Commercial real estate investors are increasingly keeping their wallets in their pockets, waiting to see where interest rates will go, for prices to come down and for more properties to come on the market. That’s happening in almost every sector, except for student housing.
Sales of student housing properties beat the trend in the rest of the market in the first quarter. If investors keep buying and selling student housing at this rate, they will match the record-setting acquisition volume of 2016, despite a long list of larger market challenges that could have slowed the pace of transactions.
“Single-asset transactions are coming in at a higher pace than in many previous periods,” says Jim Costello, senior vice president with Real Capital Analytics (RCA), a New York City-based research firm.
Not counting portfolio deals, investors bought and sold $1.1 billion in student housing properties in the first quarter of 2016, according to real estate services firm CBRE. That’s down slightly from $1.14 billion in the first quarter of 2016.
“It’s almost exactly the same as last year,” says Jaclyn Fitts, senior vice president of national student housing for CBRE.

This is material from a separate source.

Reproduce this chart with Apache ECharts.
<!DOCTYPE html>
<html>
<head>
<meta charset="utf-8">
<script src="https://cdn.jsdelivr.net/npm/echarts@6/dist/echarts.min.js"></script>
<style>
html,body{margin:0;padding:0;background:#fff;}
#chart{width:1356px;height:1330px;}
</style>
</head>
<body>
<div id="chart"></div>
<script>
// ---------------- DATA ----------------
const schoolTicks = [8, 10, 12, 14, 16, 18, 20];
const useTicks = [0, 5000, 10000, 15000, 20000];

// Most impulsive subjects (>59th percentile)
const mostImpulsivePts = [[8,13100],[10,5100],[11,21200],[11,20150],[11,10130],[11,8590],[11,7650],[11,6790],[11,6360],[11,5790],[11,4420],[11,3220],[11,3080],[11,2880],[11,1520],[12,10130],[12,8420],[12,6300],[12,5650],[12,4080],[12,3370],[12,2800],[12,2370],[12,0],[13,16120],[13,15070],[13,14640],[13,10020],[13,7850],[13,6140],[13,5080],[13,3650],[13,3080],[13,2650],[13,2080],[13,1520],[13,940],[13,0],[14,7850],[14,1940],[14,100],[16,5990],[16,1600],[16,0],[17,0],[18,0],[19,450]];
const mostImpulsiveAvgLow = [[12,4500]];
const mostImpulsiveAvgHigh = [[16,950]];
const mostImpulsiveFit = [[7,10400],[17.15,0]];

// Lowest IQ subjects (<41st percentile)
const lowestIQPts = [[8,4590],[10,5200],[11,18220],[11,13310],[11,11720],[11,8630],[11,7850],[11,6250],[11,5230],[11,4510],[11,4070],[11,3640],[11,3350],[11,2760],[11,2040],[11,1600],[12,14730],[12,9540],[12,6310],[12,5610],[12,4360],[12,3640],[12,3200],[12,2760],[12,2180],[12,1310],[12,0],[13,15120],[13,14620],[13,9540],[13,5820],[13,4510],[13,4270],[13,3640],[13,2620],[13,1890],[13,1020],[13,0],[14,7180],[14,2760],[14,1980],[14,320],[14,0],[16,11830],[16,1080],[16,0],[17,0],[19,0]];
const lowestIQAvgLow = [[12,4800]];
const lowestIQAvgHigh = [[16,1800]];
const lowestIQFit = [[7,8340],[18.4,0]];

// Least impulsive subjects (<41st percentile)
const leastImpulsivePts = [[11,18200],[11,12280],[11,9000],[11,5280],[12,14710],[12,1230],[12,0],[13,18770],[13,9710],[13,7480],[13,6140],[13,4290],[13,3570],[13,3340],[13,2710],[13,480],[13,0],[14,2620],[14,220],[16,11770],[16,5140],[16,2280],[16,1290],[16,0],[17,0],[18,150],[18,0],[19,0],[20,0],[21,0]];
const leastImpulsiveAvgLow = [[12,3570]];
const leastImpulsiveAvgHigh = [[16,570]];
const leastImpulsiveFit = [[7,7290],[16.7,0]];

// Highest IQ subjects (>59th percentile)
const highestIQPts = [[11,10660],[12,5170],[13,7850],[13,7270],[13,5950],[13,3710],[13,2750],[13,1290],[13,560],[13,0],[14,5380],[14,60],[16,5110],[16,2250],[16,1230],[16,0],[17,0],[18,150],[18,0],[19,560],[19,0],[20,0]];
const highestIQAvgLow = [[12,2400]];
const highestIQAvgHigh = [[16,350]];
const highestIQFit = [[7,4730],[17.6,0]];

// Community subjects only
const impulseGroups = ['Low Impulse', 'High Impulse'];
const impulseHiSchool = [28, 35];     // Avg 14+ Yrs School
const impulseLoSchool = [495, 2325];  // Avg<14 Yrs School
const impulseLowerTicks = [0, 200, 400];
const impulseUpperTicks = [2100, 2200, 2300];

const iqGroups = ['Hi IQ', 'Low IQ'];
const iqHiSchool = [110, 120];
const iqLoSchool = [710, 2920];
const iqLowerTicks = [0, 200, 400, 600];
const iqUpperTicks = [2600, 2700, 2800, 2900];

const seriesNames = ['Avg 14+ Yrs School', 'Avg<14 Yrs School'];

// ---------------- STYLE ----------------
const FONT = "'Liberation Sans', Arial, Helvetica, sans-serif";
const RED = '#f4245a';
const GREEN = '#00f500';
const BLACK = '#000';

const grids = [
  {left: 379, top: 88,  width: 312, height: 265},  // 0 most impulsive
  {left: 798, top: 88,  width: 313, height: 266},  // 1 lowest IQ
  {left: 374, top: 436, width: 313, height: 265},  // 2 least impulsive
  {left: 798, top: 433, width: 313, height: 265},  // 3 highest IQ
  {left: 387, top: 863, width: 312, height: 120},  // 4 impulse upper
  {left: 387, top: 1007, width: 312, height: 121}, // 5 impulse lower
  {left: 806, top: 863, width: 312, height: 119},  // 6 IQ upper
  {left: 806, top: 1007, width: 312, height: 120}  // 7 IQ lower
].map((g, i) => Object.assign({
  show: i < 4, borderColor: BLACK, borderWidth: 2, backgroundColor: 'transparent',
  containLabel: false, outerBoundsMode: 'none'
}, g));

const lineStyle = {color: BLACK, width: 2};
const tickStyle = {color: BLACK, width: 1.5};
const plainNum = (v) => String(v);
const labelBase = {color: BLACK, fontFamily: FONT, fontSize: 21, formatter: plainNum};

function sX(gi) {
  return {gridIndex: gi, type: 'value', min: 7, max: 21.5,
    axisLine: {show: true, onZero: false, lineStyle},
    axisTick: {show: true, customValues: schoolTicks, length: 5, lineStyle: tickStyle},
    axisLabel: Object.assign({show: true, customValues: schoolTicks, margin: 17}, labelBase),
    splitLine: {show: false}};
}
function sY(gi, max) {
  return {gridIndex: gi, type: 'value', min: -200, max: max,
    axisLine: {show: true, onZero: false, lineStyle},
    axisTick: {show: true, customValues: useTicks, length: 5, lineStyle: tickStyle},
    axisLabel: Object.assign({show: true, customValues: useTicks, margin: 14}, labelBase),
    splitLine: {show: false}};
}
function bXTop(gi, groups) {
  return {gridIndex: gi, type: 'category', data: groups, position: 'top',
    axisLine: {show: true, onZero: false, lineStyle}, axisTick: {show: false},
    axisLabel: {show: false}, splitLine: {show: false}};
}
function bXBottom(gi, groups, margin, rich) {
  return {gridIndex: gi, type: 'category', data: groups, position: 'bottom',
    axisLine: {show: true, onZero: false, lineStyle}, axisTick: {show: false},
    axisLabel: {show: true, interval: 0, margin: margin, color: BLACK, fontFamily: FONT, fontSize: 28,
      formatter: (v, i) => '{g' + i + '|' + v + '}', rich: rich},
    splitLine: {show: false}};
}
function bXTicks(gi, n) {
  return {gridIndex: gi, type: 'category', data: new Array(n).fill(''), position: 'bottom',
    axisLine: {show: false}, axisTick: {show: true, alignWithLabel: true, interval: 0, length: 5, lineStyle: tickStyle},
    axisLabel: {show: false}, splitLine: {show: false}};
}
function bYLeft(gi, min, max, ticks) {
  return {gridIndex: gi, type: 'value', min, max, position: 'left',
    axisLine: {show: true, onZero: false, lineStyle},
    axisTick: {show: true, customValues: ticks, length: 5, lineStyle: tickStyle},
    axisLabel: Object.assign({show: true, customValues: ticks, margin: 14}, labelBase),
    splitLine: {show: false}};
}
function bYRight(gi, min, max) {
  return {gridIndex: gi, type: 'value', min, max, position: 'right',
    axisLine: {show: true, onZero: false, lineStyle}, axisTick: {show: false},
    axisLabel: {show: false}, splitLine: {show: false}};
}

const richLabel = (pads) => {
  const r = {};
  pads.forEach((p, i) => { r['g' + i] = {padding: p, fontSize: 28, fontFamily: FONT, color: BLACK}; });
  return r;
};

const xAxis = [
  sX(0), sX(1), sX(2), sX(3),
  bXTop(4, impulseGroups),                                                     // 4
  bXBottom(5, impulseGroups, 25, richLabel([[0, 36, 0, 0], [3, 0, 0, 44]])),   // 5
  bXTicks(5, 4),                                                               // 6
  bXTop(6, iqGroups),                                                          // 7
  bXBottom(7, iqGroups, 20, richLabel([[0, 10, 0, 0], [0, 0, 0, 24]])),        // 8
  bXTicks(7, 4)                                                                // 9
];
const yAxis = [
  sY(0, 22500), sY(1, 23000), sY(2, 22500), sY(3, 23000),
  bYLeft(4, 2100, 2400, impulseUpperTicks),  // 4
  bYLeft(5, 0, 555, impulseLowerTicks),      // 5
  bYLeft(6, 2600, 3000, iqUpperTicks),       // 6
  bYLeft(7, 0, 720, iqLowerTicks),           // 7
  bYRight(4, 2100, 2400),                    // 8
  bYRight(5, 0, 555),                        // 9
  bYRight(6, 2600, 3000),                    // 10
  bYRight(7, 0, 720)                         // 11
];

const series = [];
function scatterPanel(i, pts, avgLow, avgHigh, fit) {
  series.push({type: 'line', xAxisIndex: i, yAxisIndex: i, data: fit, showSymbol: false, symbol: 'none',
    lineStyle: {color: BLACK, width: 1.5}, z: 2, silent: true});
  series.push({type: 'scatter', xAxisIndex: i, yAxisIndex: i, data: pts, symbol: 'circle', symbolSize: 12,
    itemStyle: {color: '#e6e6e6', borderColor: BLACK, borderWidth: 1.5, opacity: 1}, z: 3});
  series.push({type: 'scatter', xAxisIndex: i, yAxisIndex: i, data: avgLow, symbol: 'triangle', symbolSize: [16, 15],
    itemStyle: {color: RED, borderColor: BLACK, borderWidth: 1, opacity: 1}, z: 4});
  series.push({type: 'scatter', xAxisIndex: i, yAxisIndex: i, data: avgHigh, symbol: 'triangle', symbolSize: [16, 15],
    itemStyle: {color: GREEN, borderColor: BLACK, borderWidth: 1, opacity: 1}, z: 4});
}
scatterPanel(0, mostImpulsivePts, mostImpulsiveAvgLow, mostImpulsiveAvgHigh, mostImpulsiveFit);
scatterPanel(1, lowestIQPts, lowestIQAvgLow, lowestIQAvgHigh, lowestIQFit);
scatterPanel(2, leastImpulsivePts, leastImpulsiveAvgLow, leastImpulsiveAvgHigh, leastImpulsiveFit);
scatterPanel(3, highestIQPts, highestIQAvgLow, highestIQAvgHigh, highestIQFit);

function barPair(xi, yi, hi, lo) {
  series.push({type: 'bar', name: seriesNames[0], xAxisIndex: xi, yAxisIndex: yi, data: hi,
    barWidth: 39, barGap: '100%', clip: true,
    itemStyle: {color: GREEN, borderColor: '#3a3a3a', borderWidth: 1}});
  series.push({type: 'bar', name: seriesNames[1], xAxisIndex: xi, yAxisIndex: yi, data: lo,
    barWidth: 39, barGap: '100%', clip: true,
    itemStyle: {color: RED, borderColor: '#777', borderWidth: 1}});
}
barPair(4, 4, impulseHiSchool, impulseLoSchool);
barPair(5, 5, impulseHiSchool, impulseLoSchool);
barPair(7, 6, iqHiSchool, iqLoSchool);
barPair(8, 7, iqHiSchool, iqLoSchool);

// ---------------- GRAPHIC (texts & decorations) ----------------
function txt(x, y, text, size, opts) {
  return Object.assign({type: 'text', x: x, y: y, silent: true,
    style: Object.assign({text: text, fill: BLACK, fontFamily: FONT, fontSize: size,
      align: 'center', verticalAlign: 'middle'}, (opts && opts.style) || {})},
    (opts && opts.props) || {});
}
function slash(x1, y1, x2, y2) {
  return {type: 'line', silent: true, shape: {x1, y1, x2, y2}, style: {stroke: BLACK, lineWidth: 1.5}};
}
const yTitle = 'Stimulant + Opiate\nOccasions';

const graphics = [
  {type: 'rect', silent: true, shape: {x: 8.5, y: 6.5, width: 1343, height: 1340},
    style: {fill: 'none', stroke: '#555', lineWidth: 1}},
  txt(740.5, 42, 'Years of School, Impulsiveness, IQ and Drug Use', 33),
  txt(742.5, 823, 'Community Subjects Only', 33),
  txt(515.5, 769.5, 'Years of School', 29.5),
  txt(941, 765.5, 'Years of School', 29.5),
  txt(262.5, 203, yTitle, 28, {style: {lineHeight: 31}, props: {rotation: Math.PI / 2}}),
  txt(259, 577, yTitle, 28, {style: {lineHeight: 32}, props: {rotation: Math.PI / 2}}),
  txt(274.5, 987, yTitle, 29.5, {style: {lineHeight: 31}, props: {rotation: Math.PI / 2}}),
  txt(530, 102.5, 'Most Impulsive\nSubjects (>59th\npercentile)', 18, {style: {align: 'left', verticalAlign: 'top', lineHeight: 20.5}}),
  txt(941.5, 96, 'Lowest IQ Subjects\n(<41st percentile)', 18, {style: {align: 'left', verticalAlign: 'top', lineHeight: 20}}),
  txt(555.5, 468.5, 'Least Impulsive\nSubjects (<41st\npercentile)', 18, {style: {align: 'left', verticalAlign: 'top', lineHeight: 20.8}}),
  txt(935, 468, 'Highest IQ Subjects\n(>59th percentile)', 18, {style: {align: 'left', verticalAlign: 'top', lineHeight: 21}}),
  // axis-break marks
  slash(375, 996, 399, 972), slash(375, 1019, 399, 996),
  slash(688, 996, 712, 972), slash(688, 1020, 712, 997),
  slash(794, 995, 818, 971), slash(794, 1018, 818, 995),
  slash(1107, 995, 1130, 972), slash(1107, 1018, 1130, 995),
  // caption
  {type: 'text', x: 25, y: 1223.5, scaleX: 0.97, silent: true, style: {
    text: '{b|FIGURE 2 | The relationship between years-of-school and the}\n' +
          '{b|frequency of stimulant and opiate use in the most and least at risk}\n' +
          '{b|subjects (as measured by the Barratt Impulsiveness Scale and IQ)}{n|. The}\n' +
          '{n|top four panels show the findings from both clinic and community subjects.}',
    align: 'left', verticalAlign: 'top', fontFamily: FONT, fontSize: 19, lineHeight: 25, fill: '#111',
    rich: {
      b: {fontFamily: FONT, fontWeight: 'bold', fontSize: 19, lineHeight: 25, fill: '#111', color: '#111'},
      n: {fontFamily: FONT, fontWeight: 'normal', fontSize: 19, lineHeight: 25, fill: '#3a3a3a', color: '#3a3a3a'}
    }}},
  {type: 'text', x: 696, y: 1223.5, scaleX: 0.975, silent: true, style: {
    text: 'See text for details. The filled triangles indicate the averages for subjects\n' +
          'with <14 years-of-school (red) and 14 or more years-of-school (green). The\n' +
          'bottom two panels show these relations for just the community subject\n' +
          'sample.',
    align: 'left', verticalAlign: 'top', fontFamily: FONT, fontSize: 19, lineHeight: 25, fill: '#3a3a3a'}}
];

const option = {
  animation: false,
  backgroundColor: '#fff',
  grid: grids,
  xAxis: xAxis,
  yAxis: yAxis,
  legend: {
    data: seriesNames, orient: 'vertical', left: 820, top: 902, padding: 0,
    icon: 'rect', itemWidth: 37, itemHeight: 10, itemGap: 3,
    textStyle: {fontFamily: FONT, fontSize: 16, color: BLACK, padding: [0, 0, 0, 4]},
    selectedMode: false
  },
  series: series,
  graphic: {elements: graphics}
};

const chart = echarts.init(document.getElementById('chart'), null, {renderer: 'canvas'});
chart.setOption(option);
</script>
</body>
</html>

The rest of the investment sales market has been very slow so far this year compared to 2016. The volume of apartment properties of all types bought and sold in January and February was less than half compared to the year before. Uncertainty about interest rates and federal policy has weighed on the markets. “People sort of sat on the sidelines,” says Fitts.
All of these factors also play a role in transactions involving student housing. In addition, relatively few properties are now available for investors to buy. “We are currently seeing a real lack of product on the market,” says Fitts.
That’s in part because after so many transactions, there aren’t as many potential sellers left.
“For three years the transaction volume has set records,” says David Borsos, vice president of capital markets with NMHC, an industry group. In 2014, $3.5 billion in student housing sales took place, followed by $6 billion in 2015 and $10 billion in 2016.
But sales of student housing properties are still at or near last year’s levels because new investors continue bid for assets, off-setting some of the uncertainty and the shortage of properties to buy.
“Interest in student housing has been growing steadily, as more investors look towards less traditional asset classes within commercial real estate. Much more institutional capital has entered the student housing space as of late,” says Ethan Vaisman, real estate economist with research firm CoStar.
Portfolios sales are more volatile, but the student housing sector is still outperforming the rest of the market and may even be on track to match last year’s volume on portfolio deals. Already in 2017, the Scion Group, a student housing investor, and its joint venture partners have acquired a $1.6 billion portfolio of student housing properties. Another deal like that could make this year comparable to 2016, when two large portfolios traded.